Since the Ebola epidemic began in West Africa, the U.S. Government has contributed some $1.4 billion in funding to stop the disease in its tracks. This decisive action led to the major international response we see today and helped lower the number of new Ebola cases.
But our help extends beyond simply getting treatment to people who have fallen ill with Ebola, preventing the virus from spreading, and educating communities about the disease. We are also delivering food to devastated families, making sure children–some of whom lost relatives to Ebola–can get back to school, and ensuring markets are up and running so their parents can make money again.
USAID Associate Administrator Mark Feierstein made an important announcement about the United State’s ongoing commitment to getting to zero new Ebola cases today during the star-studded Global Citizen 2015 Earth Day Concert on the National Mall in Washington, D.C.
Speaking before hundreds of thousands of concertgoers, Feierstein announced the Agency will provide $126 million to Liberia, Sierra Leone and Guinea to re-establish and strengthen their health systems, which have been weakened by this protracted public health crisis. Thanks to the American people, that money will go to both restoring critical health services that shut down during the Ebola outbreak and rebuilding those health systems so a crisis of this magnitude never happens again.
“That means more moms, dads and their children will get the critical care they need–from vaccinations to vitamins,” Feierstein said. “Our goal is not only to get to zero, but to stay at zero.”
We will also ensure that citizens have access to water and sanitation services, prenatal and maternal health care and nutrition, and programs to prevent and treat malaria and other infectious diseases.
USAID has been hard at work getting hospitals and clinics in the region into better shape.
In Liberia, the already-weak health system was unprepared to handle a crisis of this proportion. When the Ebola outbreak was at its peak, many routine health services became unavailable. Most hospitals were forced to close their doors to anyone but Ebola patients.
Now that the number of new cases is dwindling, USAID-supported clinics like the Star of the Sea are restoring vital health services. They are triaging patients and delivering newborn babies, ensuring that fewer pregnant women will die from preventable causes.

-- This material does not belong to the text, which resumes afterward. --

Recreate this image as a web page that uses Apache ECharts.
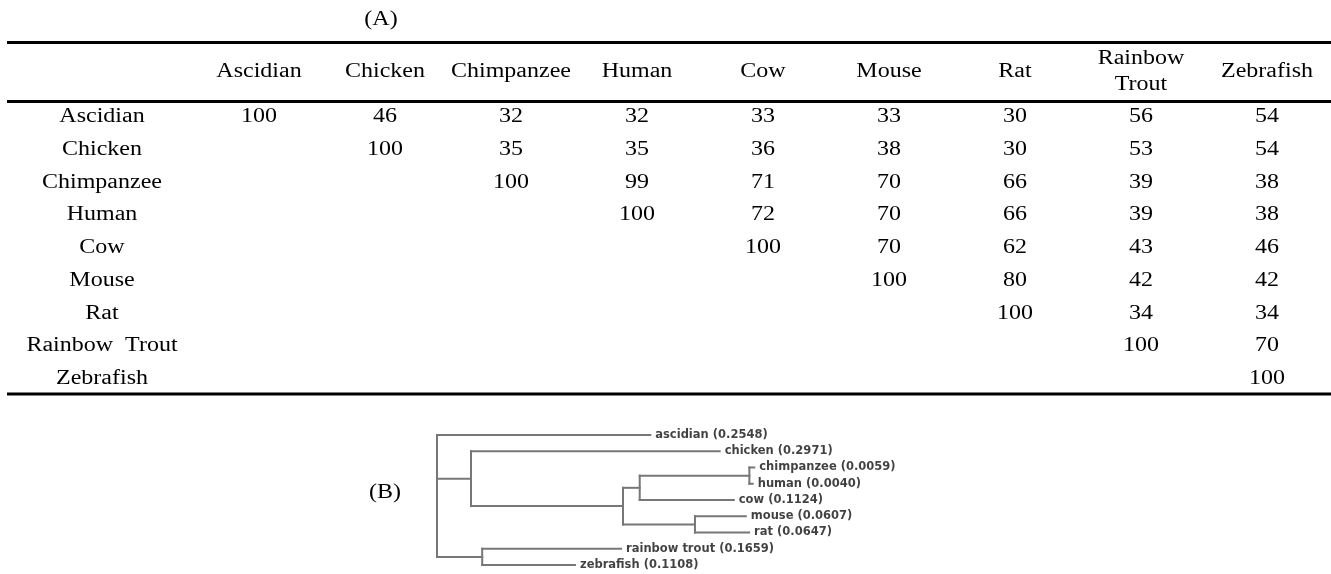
<!DOCTYPE html>
<html>
<head>
<meta charset="utf-8">
<script src="https://cdn.jsdelivr.net/npm/echarts@6/dist/echarts.min.js"></script>
<style>
  html, body { margin: 0; padding: 0; background: #fff; }
  #chart { width: 1331px; height: 574px; }
</style>
</head>
<body>
<div id="chart"></div>
<script>
// (A) pairwise identity table (%), upper triangle
const species = ['Ascidian', 'Chicken', 'Chimpanzee', 'Human', 'Cow', 'Mouse', 'Rat', 'Rainbow Trout', 'Zebrafish'];
const headerLabels = ['Ascidian', 'Chicken', 'Chimpanzee', 'Human', 'Cow', 'Mouse', 'Rat', 'Rainbow\nTrout', 'Zebrafish'];
const rowLabels = ['Ascidian', 'Chicken', 'Chimpanzee', 'Human', 'Cow', 'Mouse', 'Rat', 'Rainbow  Trout', 'Zebrafish'];
const rowAscidian   = [100, 46, 32, 32, 33, 33, 30, 56, 54];
const rowChicken    = [100, 35, 35, 36, 38, 30, 53, 54];
const rowChimpanzee = [100, 99, 71, 70, 66, 39, 38];
const rowHuman      = [100, 72, 70, 66, 39, 38];
const rowCow        = [100, 70, 62, 43, 46];
const rowMouse      = [100, 80, 42, 42];
const rowRat        = [100, 34, 34];
const rowTrout      = [100, 70];
const rowZebrafish  = [100];
const identityRows = [rowAscidian, rowChicken, rowChimpanzee, rowHuman, rowCow, rowMouse, rowRat, rowTrout, rowZebrafish];

// (B) phylogram: leaves in drawing order, their parents and branch lengths
const leafNames   = ['ascidian', 'chicken', 'chimpanzee', 'human', 'cow', 'mouse', 'rat', 'rainbow trout', 'zebrafish'];
const leafLengths = [0.2548, 0.2971, 0.0059, 0.0040, 0.1124, 0.0607, 0.0647, 0.1659, 0.1108];
const leafParents = ['root', 'amniotes', 'primates', 'primates', 'primcow', 'murine', 'murine', 'fish', 'fish'];
const innerNames   = ['amniotes', 'fish', 'mammals', 'primcow', 'primates', 'murine'];
const innerParents = ['root', 'root', 'amniotes', 'mammals', 'primcow', 'mammals'];
const innerLengths = [0.0406, 0.0540, 0.1816, 0.0200, 0.1310, 0.0860];

// ---- table cells
const cellData = [];
identityRows.forEach((vals, r) => {
  const start = species.length - vals.length;
  vals.forEach((v, k) => cellData.push([start + k, r, v]));
});
const headerData = headerLabels.map((t, i) => [i, 0, t]);
const rowLabelData = rowLabels.map((t, i) => [0, i, t]);

const SERIF = '20px "Liberation Serif", "Times New Roman", serif';
const STRETCH = 1.2;
const NUDGE = 2; // optical baseline correction for the serif face

function textEl(x, y, text) {
  return {
    type: 'text', x: x, y: y, scaleX: STRETCH,
    style: { x: 0, y: NUDGE, text: text, font: SERIF, fill: '#000', align: 'center', verticalAlign: 'middle', lineHeight: 26 }
  };
}

// ---- tree layout from the arrays
const parentOf = {}, lengthOf = {};
leafNames.forEach((n, i) => { parentOf[n] = leafParents[i]; lengthOf[n] = leafLengths[i]; });
innerNames.forEach((n, i) => { parentOf[n] = innerParents[i]; lengthOf[n] = innerLengths[i]; });
const allNodes = ['root'].concat(innerNames, leafNames);
const children = {};
allNodes.forEach(n => children[n] = []);
allNodes.forEach(n => { if (parentOf[n]) children[parentOf[n]].push(n); });
const depth = { root: 0 };
function setDepth(n) { children[n].forEach(c => { depth[c] = depth[n] + lengthOf[c]; setDepth(c); }); }
setDepth('root');
const yPos = {};
leafNames.forEach((n, i) => yPos[n] = i);
function setY(n) {
  if (yPos[n] !== undefined) return yPos[n];
  const ys = children[n].map(setY);
  yPos[n] = (Math.min(...ys) + Math.max(...ys)) / 2;
  return yPos[n];
}
setY('root');
const segments = [];
allNodes.forEach(n => {
  if (parentOf[n]) segments.push([depth[parentOf[n]], yPos[n], depth[n], yPos[n]]);
  if (children[n].length) {
    const ys = children[n].map(c => yPos[c]);
    segments.push([depth[n], Math.min(...ys), depth[n], Math.max(...ys)]);
  }
});
const leafPoints = leafNames.map((n, i) => ({
  value: [depth[n], yPos[n]],
  name: n + ' (' + leafLengths[i].toFixed(4) + ')'
}));

const chart = echarts.init(document.getElementById('chart'), null, { renderer: 'canvas' });
chart.setOption({
  animation: false,
  backgroundColor: '#fff',
  grid: [
    { left: 196, top: 98.6, width: 1134, height: 294.75 },
    { left: 437, top: 435, width: 418.5, height: 130 }
  ],
  xAxis: [
    { gridIndex: 0, type: 'category', data: species, show: false },
    { gridIndex: 1, type: 'value', min: 0, max: 0.5, show: false }
  ],
  yAxis: [
    { gridIndex: 0, type: 'category', data: species, inverse: true, show: false },
    { gridIndex: 1, type: 'value', min: 0, max: 8, inverse: true, show: false }
  ],
  graphic: [
    { type: 'rect', shape: { x: 7, y: 41, width: 1324, height: 3 }, style: { fill: '#000' } },
    { type: 'rect', shape: { x: 7, y: 100, width: 1324, height: 3 }, style: { fill: '#000' } },
    { type: 'rect', shape: { x: 7, y: 392.5, width: 1324, height: 3 }, style: { fill: '#000' } },
    { type: 'text', x: 381, y: 18, scaleX: STRETCH, style: { x: 0, y: NUDGE, text: '(A)', font: SERIF, fill: '#000', align: 'center', verticalAlign: 'middle' } },
    { type: 'text', x: 385, y: 491, scaleX: STRETCH, style: { x: 0, y: NUDGE, text: '(B)', font: SERIF, fill: '#000', align: 'center', verticalAlign: 'middle' } }
  ],
  series: [
    {
      type: 'custom', xAxisIndex: 0, yAxisIndex: 0, data: cellData,
      renderItem: (params, api) => {
        const p = api.coord([api.value(0), api.value(1)]);
        return textEl(p[0], p[1], String(api.value(2)));
      }
    },
    {
      type: 'custom', xAxisIndex: 0, yAxisIndex: 0, data: headerData,
      renderItem: (params, api) => {
        const p = api.coord([api.value(0), 0]);
        return textEl(p[0], p[1] - 45, headerLabels[params.dataIndex]);
      }
    },
    {
      type: 'custom', xAxisIndex: 0, yAxisIndex: 0, data: rowLabelData,
      renderItem: (params, api) => {
        const p = api.coord([0, api.value(1)]);
        return textEl(p[0] - 157, p[1], rowLabels[params.dataIndex]);
      }
    },
    {
      type: 'custom', xAxisIndex: 1, yAxisIndex: 1, data: segments,
      renderItem: (params, api) => {
        const a = api.coord([api.value(0), api.value(1)]);
        const b = api.coord([api.value(2), api.value(3)]);
        return {
          type: 'line',
          shape: { x1: a[0], y1: a[1], x2: b[0], y2: b[1] },
          style: { stroke: '#777777', lineWidth: 2, lineCap: 'square' }
        };
      }
    },
    {
      type: 'scatter', xAxisIndex: 1, yAxisIndex: 1, data: leafPoints,
      symbolSize: 0,
      label: {
        show: true, position: 'right', distance: 5,
        formatter: p => p.name,
        fontFamily: '"DejaVu Sans", Verdana, sans-serif', fontWeight: 'bold', fontSize: 11.5,
        color: '#111'
      }
    }
  ]
});
</script>
</body>
</html>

Although the Liberian Health Ministry recommends that all children under the age of 1 get several vaccinations, many hospitals and clinics were too overwhelmed during the Ebola crisis to continue to provide immunization services. That has since changed thanks to USAID’s support of clinics like Star of the Sea, operated by Catholic Relief Services. Now, Liberia’s next generation can grow up well protected from preventable diseases.
Beth Gaddis, an American working as a health advisor at the USAID mission in Liberia, has helped provide pre- and post-natal care as well as routine vaccinations at the Star of the Sea clinic.
Working on the Ebola response since March of last year, Beth can tell stories from the “early days.” She’s brought thousands of infrared thermometers in her personal suitcase for temperature checks, and she watched USAID and the Liberian Ministry of Health collaborate when the first Ebola case crossed over from Liberia to Guinea.
USAID has also been supporting the training of thousands of health workers in infection prevention and control — which includes instruction on proper use of personal protective equipment, such as suits, gloves and masks. Institutionalizing these procedures will ensure health care workers tasked with treating people infected with viruses like Ebola won’t fall ill themselves.
In partnership with the West African governments, USAID is committed to restoring and strengthening their health care systems so that any future outbreaks of Ebola can quickly be extinguished.